▼
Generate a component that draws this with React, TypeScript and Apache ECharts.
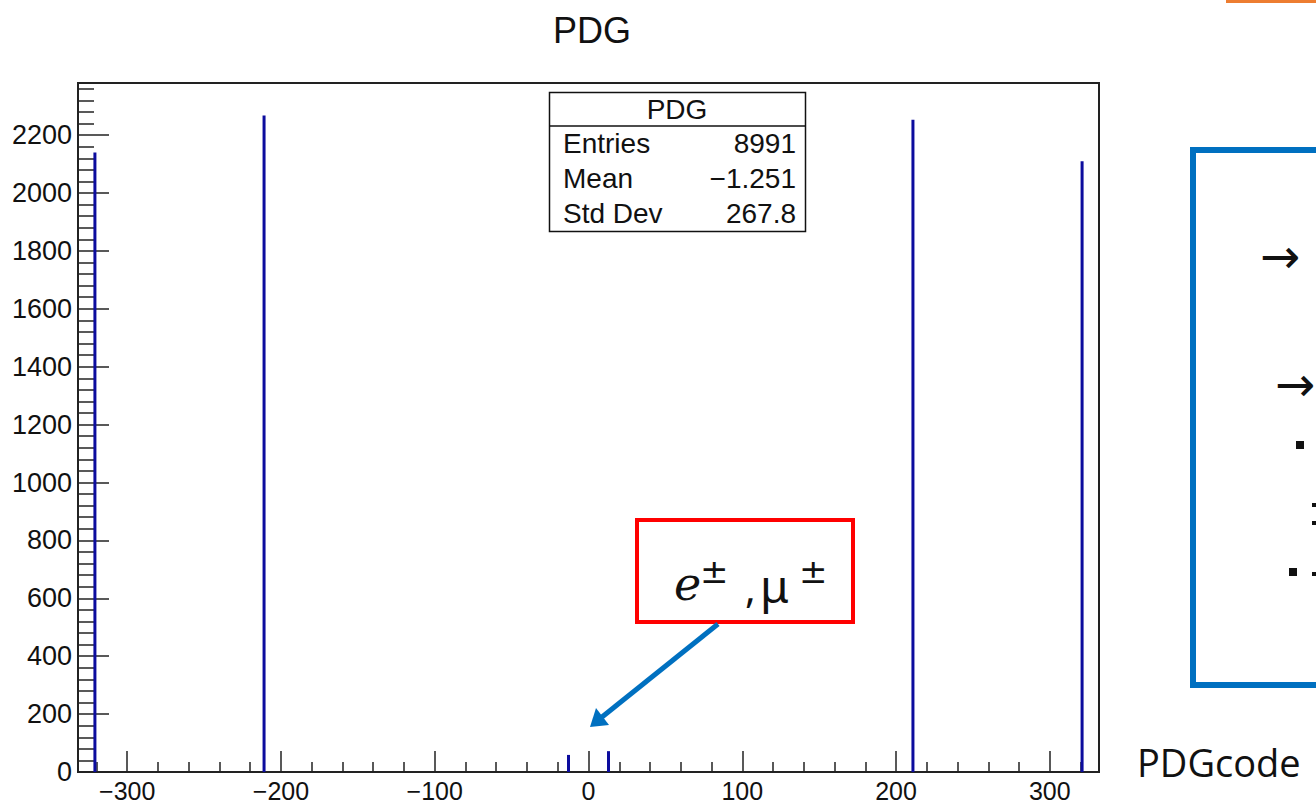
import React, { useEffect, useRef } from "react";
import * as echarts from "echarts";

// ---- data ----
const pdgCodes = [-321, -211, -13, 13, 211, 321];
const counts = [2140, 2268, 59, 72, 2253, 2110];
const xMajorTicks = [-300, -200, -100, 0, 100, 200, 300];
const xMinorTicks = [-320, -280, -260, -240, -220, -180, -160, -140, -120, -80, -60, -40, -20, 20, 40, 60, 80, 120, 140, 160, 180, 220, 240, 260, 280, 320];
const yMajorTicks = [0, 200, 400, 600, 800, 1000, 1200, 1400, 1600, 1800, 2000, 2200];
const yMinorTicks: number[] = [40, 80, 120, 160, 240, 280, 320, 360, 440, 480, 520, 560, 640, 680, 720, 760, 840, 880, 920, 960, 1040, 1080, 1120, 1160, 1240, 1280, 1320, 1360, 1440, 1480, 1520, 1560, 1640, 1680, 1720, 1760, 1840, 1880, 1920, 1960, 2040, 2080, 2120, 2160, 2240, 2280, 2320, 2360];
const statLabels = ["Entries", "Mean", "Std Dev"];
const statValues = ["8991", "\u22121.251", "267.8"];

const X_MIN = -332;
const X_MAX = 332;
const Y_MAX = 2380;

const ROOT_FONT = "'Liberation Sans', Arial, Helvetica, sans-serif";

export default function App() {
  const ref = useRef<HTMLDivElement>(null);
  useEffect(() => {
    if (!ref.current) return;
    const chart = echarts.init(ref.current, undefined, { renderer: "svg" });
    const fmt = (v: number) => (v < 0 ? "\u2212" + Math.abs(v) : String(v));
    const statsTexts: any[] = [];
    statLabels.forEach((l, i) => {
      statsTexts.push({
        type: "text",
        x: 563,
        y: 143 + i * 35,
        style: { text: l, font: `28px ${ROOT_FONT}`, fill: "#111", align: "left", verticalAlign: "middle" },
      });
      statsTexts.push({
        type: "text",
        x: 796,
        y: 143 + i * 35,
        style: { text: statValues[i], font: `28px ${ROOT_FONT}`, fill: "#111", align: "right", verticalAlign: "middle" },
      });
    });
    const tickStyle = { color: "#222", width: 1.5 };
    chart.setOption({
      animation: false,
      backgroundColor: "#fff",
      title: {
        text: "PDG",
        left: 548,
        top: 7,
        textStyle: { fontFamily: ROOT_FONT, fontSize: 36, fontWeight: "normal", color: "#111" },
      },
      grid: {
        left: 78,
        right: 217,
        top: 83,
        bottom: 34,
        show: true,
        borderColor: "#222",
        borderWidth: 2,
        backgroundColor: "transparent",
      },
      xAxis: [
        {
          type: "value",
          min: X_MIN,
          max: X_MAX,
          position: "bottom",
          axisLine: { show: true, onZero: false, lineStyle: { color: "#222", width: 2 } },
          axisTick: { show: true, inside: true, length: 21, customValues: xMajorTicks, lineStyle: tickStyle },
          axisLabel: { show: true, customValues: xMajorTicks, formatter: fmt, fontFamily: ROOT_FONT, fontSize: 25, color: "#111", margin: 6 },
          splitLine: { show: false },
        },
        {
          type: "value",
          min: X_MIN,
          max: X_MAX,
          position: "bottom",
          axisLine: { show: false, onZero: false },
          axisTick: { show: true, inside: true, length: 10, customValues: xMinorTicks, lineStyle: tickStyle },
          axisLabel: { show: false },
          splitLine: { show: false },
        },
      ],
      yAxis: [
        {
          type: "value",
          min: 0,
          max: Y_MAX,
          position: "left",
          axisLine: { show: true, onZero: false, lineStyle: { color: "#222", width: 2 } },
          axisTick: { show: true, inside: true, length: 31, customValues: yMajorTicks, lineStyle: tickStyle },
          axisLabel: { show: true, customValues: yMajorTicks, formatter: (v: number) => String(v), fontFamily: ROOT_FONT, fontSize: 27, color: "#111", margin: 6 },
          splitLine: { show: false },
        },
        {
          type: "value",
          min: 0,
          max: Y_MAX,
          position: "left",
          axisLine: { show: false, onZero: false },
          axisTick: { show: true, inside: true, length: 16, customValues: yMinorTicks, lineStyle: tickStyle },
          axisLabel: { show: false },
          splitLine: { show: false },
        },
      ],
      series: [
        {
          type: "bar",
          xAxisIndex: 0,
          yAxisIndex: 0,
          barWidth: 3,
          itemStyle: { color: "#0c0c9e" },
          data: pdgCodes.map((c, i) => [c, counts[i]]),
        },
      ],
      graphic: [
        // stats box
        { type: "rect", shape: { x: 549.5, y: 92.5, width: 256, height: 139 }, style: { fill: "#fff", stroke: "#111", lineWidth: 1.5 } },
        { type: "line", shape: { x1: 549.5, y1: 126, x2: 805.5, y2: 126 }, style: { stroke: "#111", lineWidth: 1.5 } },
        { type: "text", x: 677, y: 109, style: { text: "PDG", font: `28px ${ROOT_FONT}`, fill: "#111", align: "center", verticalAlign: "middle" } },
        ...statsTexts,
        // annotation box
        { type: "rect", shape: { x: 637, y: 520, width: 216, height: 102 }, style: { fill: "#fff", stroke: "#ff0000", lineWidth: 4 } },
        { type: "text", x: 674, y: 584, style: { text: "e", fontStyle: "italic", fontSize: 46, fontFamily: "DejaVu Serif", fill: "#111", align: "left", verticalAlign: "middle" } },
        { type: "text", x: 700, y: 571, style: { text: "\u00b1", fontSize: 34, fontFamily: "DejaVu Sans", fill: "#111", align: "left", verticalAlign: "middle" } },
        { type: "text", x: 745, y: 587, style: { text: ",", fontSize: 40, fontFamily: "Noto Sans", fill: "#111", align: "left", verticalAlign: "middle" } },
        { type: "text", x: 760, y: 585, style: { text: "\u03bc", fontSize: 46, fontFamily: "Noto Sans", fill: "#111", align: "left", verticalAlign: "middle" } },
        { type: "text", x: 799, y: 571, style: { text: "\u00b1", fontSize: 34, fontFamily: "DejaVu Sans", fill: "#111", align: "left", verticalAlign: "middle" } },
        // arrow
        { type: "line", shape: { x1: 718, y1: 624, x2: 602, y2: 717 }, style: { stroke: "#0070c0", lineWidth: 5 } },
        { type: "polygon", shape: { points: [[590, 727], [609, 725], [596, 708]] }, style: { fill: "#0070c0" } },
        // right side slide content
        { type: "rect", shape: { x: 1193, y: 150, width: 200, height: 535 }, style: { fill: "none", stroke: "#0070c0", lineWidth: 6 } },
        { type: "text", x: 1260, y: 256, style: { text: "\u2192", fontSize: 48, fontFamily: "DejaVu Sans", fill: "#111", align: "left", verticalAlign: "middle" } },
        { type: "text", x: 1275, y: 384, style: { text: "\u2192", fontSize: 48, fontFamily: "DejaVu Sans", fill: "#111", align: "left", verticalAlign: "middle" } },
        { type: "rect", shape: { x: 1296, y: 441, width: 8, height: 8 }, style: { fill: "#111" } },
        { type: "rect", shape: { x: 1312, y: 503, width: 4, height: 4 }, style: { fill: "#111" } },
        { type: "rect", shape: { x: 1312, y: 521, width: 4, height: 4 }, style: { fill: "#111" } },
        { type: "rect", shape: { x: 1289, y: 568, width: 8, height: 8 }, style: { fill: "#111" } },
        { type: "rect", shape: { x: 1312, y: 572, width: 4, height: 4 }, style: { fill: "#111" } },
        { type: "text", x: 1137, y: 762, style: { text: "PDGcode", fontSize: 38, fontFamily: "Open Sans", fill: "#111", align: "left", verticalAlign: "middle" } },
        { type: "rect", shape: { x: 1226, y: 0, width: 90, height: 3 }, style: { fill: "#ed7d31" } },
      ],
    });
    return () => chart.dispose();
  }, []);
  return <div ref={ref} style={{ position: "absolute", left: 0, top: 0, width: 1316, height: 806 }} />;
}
▲
■ **What is being asked**: With the pictures left out, restate word for word every line of the data above, from the first down to the line that contains "import * as".

■ **Solved exercise**:
Generate a component that draws this with React, TypeScript and Apache ECharts.
import React, { useEffect, useRef } from "react";
import * as echarts from "echarts";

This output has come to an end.